• _PROVIDED MATERIAL_:
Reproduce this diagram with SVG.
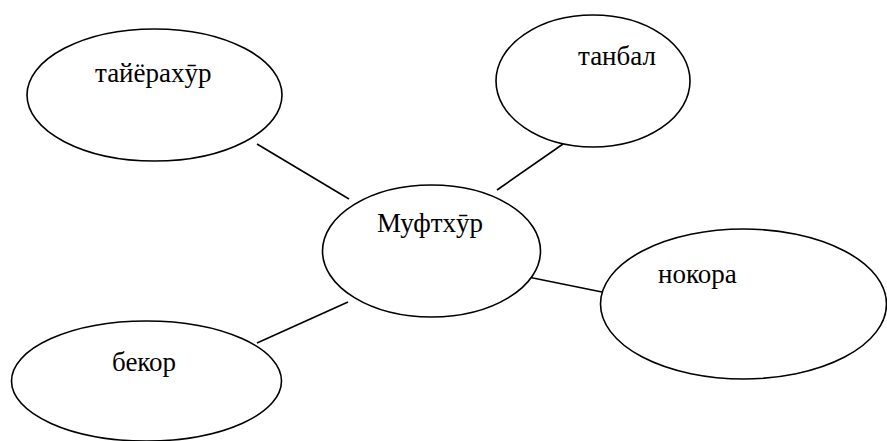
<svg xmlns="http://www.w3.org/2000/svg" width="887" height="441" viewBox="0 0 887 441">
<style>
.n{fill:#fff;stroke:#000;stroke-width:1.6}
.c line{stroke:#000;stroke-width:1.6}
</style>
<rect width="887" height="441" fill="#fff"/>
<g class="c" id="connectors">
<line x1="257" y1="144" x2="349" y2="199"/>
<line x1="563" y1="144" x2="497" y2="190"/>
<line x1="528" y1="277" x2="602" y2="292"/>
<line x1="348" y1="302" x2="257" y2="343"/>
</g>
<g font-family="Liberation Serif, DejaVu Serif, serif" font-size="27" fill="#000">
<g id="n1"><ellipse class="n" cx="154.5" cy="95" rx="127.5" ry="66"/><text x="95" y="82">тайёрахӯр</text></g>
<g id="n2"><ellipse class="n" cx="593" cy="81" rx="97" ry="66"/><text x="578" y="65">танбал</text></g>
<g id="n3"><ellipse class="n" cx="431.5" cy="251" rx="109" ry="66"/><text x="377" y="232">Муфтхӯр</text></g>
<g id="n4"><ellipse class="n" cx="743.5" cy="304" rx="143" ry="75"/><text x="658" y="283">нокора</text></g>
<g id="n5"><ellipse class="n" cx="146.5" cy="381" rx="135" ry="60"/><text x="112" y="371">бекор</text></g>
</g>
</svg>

• _STATED TASK_:
Extract all the data above exactly, excluding every picture.

• _TASK OUTPUT_:
Reproduce this diagram with SVG.
<svg xmlns="http://www.w3.org/2000/svg" width="887" height="441" viewBox="0 0 887 441">
<style>
.n{fill:#fff;stroke:#000;stroke-width:1.6}
.c line{stroke:#000;stroke-width:1.6}
</style>
<rect width="887" height="441" fill="#fff"/>
<g class="c" id="connectors">
<line x1="257" y1="144" x2="349" y2="199"/>
<line x1="563" y1="144" x2="497" y2="190"/>
<line x1="528" y1="277" x2="602" y2="292"/>
<line x1="348" y1="302" x2="257" y2="343"/>
</g>
<g font-family="Liberation Serif, DejaVu Serif, serif" font-size="27" fill="#000">
<g id="n1"><ellipse class="n" cx="154.5" cy="95" rx="127.5" ry="66"/><text x="95" y="82">тайёрахӯр</text></g>
<g id="n2"><ellipse class="n" cx="593" cy="81" rx="97" ry="66"/><text x="578" y="65">танбал</text></g>
<g id="n3"><ellipse class="n" cx="431.5" cy="251" rx="109" ry="66"/><text x="377" y="232">Муфтхӯр</text></g>
<g id="n4"><ellipse class="n" cx="743.5" cy="304" rx="143" ry="75"/><text x="658" y="283">нокора</text></g>
<g id="n5"><ellipse class="n" cx="146.5" cy="381" rx="135" ry="60"/><text x="112" y="371">бекор</text></g>
</g>
</svg>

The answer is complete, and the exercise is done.